- _To be done_:
Only a number is wanted: the count of lines in this listing that contain "seaborn".

- _Excerpted data_:

■ ■ ■

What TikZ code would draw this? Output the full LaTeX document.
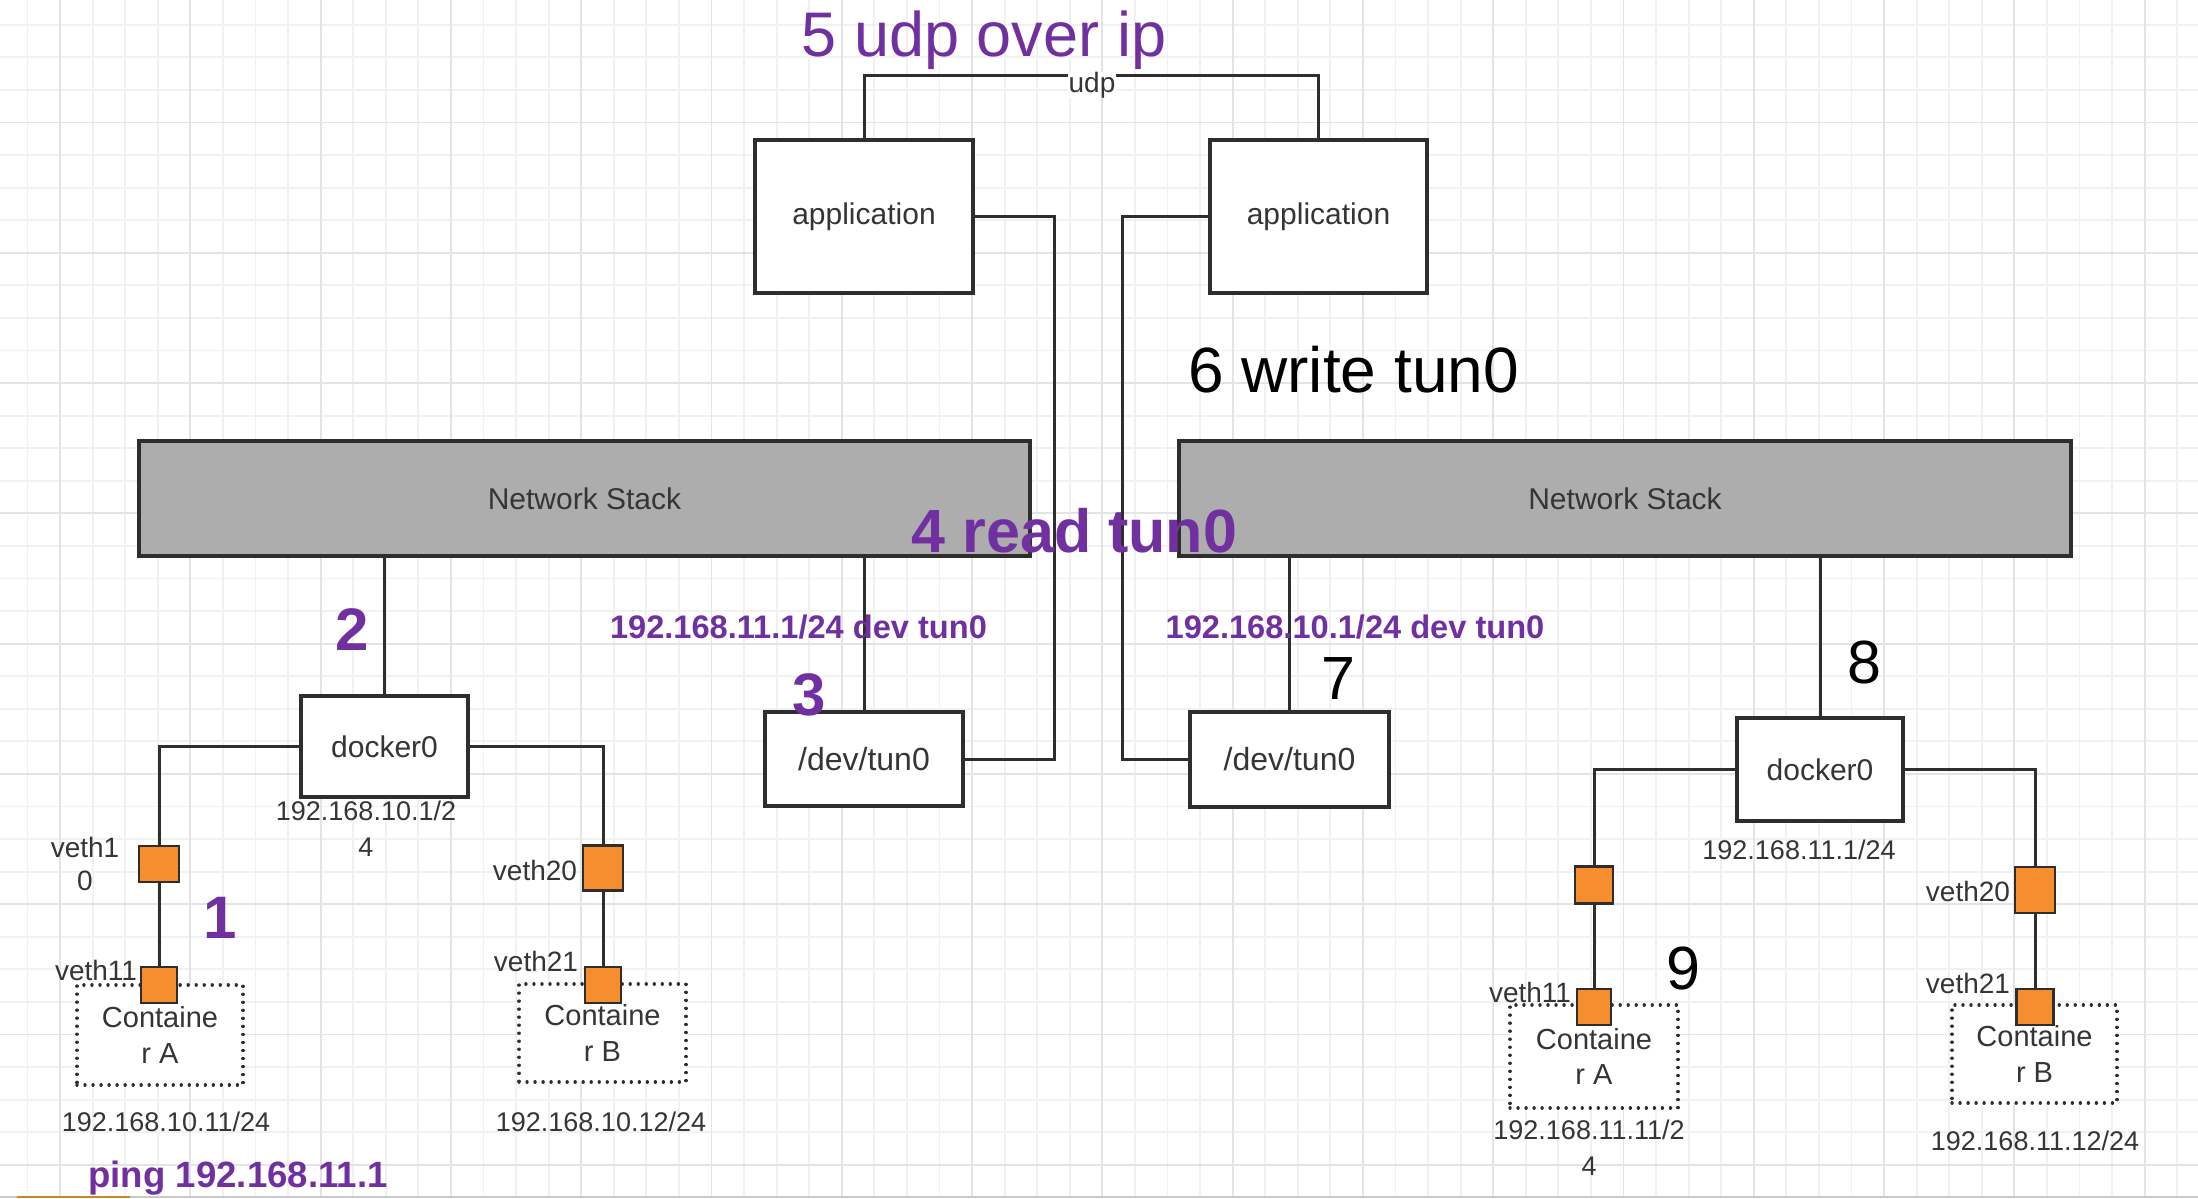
\documentclass[tikz,border=0pt]{standalone}
\usepackage{fontspec}
\setmainfont{Liberation Sans}
\definecolor{purp}{HTML}{7030A0}
\definecolor{txt}{HTML}{353535}
\definecolor{ln}{HTML}{2E2E2E}
\definecolor{orng}{HTML}{F68D2E}
\definecolor{stack}{HTML}{ADADAD}
\definecolor{gmin}{HTML}{F1F1F1}
\definecolor{gmaj}{HTML}{E4E4E4}
\definecolor{stripgrey}{HTML}{C9C9C9}
\definecolor{stripor}{HTML}{C8862A}
\begin{document}
\begin{tikzpicture}[x=0.5pt,y=-0.5pt,
  box/.style={draw=ln, line width=1.6pt, fill=white, rectangle, inner sep=0pt, text=txt, font=\fontsize{15}{18}\selectfont},
  stackbox/.style={box, fill=stack},
  port/.style={draw=ln, line width=1.4pt, fill=orng, rectangle, inner sep=0pt},
  cont/.style={draw=ln, line width=1.7pt, dash pattern=on 0.01pt off 4pt, line cap=round, fill=white, rectangle, inner sep=0pt, text=txt, align=center, font=\fontsize{14.5}{17.75}\selectfont},
  wire/.style={draw=ln, line width=1.5pt},
  lbl/.style={text=txt, inner sep=0pt, align=center, font=\fontsize{14}{16.5}\selectfont},
  ip/.style={text=txt, inner sep=0pt, align=center, font=\fontsize{13.5}{18}\selectfont},
  pnum/.style={text=purp, inner sep=0pt, anchor=base, font=\fontsize{30}{36}\selectfont\bfseries},
  knum/.style={text=black, inner sep=0pt, anchor=base, font=\fontsize{30.5}{36}\selectfont},
  route/.style={text=purp, inner sep=0pt, anchor=base, font=\fontsize{16.3}{20}\selectfont\bfseries},
  udplbl/.style={text=txt, fill=white, inner sep=0.2pt, font=\fontsize{14}{16}\selectfont}
]
\useasboundingbox (0,0) rectangle (2198,1198);
\clip (0,0) rectangle (2198,1198);
\fill[white] (0,0) rectangle (2198,1198);
% grid
\foreach \i in {-1,...,66} \draw[gmin, line width=0.9pt] ({60.1+32.57*\i},0) -- ({60.1+32.57*\i},1198);
\foreach \j in {-3,...,33} \draw[gmin, line width=0.9pt] (0,{122.5+32.57*\j}) -- (2198,{122.5+32.57*\j});
\foreach \i in {0,...,16} \draw[gmaj, line width=0.9pt] ({60.1+130.28*\i},0) -- ({60.1+130.28*\i},1198);
\foreach \j in {0,...,8} \draw[gmaj, line width=0.9pt] (0,{122.5+130.28*\j}) -- (2198,{122.5+130.28*\j});

% main boxes
\node[stackbox, minimum width=445.5pt, minimum height=57.5pt] (nsL) at (584.5,498.5) {Network Stack};
\node[stackbox, minimum width=446pt, minimum height=57.5pt] (nsR) at (1625,498.5) {Network Stack};
\node[box, minimum width=109pt, minimum height=76.5pt] (appL) at (864,216.5) {application};
\node[box, minimum width=108.5pt, minimum height=76.5pt] (appR) at (1318.5,216.5) {application};
\node[box, font=\fontsize{16}{19}\selectfont, minimum width=99pt, minimum height=47pt] (tunL) at (864,759) {/dev/tun0};
\node[box, font=\fontsize{16}{19}\selectfont, minimum width=99.5pt, minimum height=47.5pt] (tunR) at (1289.5,759.5) {/dev/tun0};
\node[box, minimum width=83.5pt, minimum height=50.5pt] (dockL) at (384.5,746.5) {docker0};
\node[box, minimum width=83pt, minimum height=51.5pt] (dockR) at (1820,769.5) {docker0};

% containers
\node[cont, minimum width=83pt, minimum height=50pt] (cA) at (160,1035) {Containe\\r A};
\node[cont, minimum width=83.5pt, minimum height=49pt] (cB) at (602.5,1033) {Containe\\r B};
\node[cont, minimum width=84pt, minimum height=51.5pt] (cRA) at (1594,1056.5) {Containe\\r A};
\node[cont, minimum width=82.5pt, minimum height=49pt] (cRB) at (2034.5,1054) {Containe\\r B};

% ports
\node[port, minimum width=20pt, minimum height=18pt] (vL10) at (159,864) {};
\node[port, minimum width=18pt, minimum height=18pt] (vL11) at (159,985) {};
\node[port, minimum width=20pt, minimum height=22.5pt] (vL20) at (603,868) {};
\node[port, minimum width=18pt, minimum height=18pt] (vL21) at (603,985) {};
\node[port, minimum width=19pt, minimum height=18.5pt] (vR10) at (1594,885) {};
\node[port, minimum width=17pt, minimum height=18pt] (vR11) at (1594,1007) {};
\node[port, minimum width=20pt, minimum height=23pt] (vR20) at (2035,890) {};
\node[port, minimum width=18.5pt, minimum height=18pt] (vR21) at (2035,1007) {};

% wires
\coordinate (uL) at (864,76);
\coordinate (uR) at (1318.5,76);
\draw[wire] (appL.north) -- (uL) -- (uR) -- (appR.north);
\node[udplbl] (udp) at (1092,85) {udp};
\draw[wire] (appL.east) -- ++(80,0) |- (tunL.east);
\draw[wire] (appR.west) -- ++(-85.5,0) |- (tunR.west);
\draw[wire] (nsL.south -| tunL.north) -- (tunL.north);
\draw[wire] (nsR.south -| tunR.north) -- (tunR.north);
\draw[wire] (nsL.south -| dockL.north) -- (dockL.north);
\draw[wire] (nsR.south -| dockR.north) -- (dockR.north);
\draw[wire] (dockL.west) -| (vL10.north);
\draw[wire] (dockL.east) -| (vL20.north);
\draw[wire] (vL10.south) -- (vL11.north);
\draw[wire] (vL20.south) -- (vL21.north);
\draw[wire] (dockR.west) -| (vR10.north);
\draw[wire] (dockR.east) -| (vR20.north);
\draw[wire] (vR10.south) -- (vR11.north);
\draw[wire] (vR20.south) -- (vR21.north);

% grey labels
\node[lbl] (lv10) at (85,864) {veth1\\0};
\node[lbl] (lv11) at (96,970) {veth11};
\node[lbl] (lv20) at (535,870) {veth20};
\node[lbl] (lv21) at (536,961) {veth21};
\node[ip] (ipdL) at (366,829) {192.168.10.1/2\\4};
\node[ip] (ipA) at (166,1122) {192.168.10.11/24};
\node[ip] (ipB) at (601,1122) {192.168.10.12/24};
\node[ip] (ipdR) at (1799,850) {192.168.11.1/24};
\node[lbl] (rv20) at (1968,891) {veth20};
\node[lbl] (rv11) at (1530,992) {veth11};
\node[lbl] (rv21) at (1968,983) {veth21};
\node[ip] (ipRA) at (1589,1148) {192.168.11.11/2\\4};
\node[ip] (ipRB) at (2035,1141) {192.168.11.12/24};

% step labels
\node[text=purp, inner sep=0pt, anchor=base, font=\fontsize{31.5}{36}\selectfont] (s5) at (984,57) {5 udp over ip};
\node[text=black, inner sep=0pt, anchor=base, font=\fontsize{32}{38}\selectfont] (s6) at (1353.5,392) {6 write tun0};
\node[route] (rtL) at (798.5,638) {192.168.11.1/24 dev tun0};
\node[route] (rtR) at (1355,638) {192.168.10.1/24 dev tun0};
\node[text=purp, inner sep=0pt, anchor=base, font=\fontsize{30.5}{36}\selectfont\bfseries] (s4) at (1074.5,552) {4 read tun0};
\node[pnum] (n1) at (220,938) {1};
\node[pnum] (n2) at (352.5,650) {2};
\node[pnum] (n3) at (809,715) {3};
\node[knum] (n7) at (1338,699) {7};
\node[knum] (n8) at (1864,683) {8};
\node[knum] (n9) at (1683,989) {9};
\node[text=purp, inner sep=0pt, anchor=base, font=\fontsize{18.3}{22}\selectfont\bfseries] (ping) at (238,1187) {ping 192.168.11.1};

% bottom strip
\fill[stripgrey] (0,1195.5) rectangle (2198,1198);
\fill[stripor] (17,1195.5) rectangle (130,1198);
\end{tikzpicture}
\end{document}
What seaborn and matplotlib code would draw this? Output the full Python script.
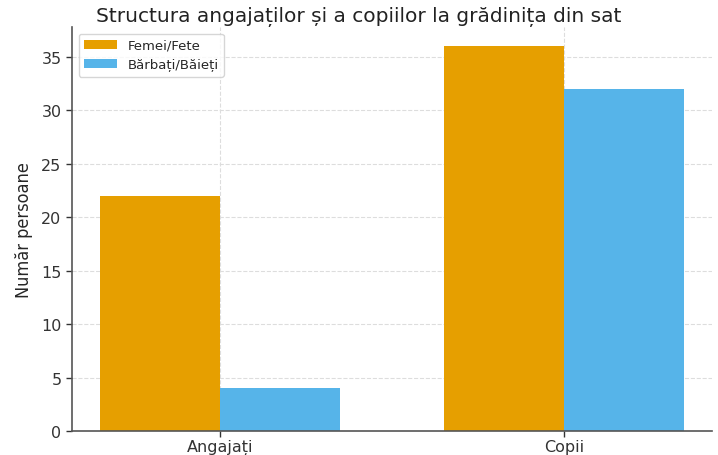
import matplotlib
matplotlib.use("Agg")
import matplotlib.pyplot as plt
import seaborn as sns
import pandas as pd

categories = ["Angajați", "Copii"]
series_names = ["Femei/Fete", "Bărbați/Băieți"]
femei = [22, 36]
barbati = [4, 32]
colors = ["#E69F00", "#56B4E9"]
title = "Structura angajaților și a copiilor la grădinița din sat"

df = pd.DataFrame({
    "Categorie": categories * 2,
    "Gen": [series_names[0]] * 2 + [series_names[1]] * 2,
    "Valoare": femei + barbati,
})

sns.set_theme(style="whitegrid")
plt.rcParams["font.family"] = ["DejaVu Sans"]

fig = plt.figure(figsize=(7.18, 4.56), dpi=100)
ax = fig.add_axes([72 / 718, 1 - 432 / 456, 640 / 718, 404 / 456])

sns.barplot(data=df, x="Categorie", y="Valoare", hue="Gen", palette=colors,
            width=0.7, ax=ax, saturation=1, edgecolor="none")

ax.set_xlim(-0.43, 1.43)
ax.set_ylim(0, 37.8)
ax.set_xlabel("")
ax.set_ylabel("Număr persoane", fontsize=13, fontstretch="condensed", labelpad=6)
ax.set_yticks([0, 5, 10, 15, 20, 25, 30, 35])
ax.tick_params(axis="both", labelsize=11.5, colors="#333333", length=4, width=1,
               left=True, bottom=True)
ax.tick_params(axis="x", pad=2)
ax.grid(True, linestyle="--", color="#dddddd", linewidth=0.8)
ax.set_axisbelow(True)
for s in ["top", "right"]:
    ax.spines[s].set_visible(False)
for s in ["left", "bottom"]:
    ax.spines[s].set_color("#555555")
    ax.spines[s].set_linewidth(1.2)

fig.text(0.5, 0.985, title, fontsize=14.5, color="#222222", ha="center", va="top")

leg = ax.legend(loc="upper left", fontsize=9.5, frameon=True, title=None,
                handlelength=2.5, borderaxespad=0.5)
leg.get_frame().set_edgecolor("#cccccc")

fig.savefig("out.png", dpi=100)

■ ■ ■

- _Worked answer_:
2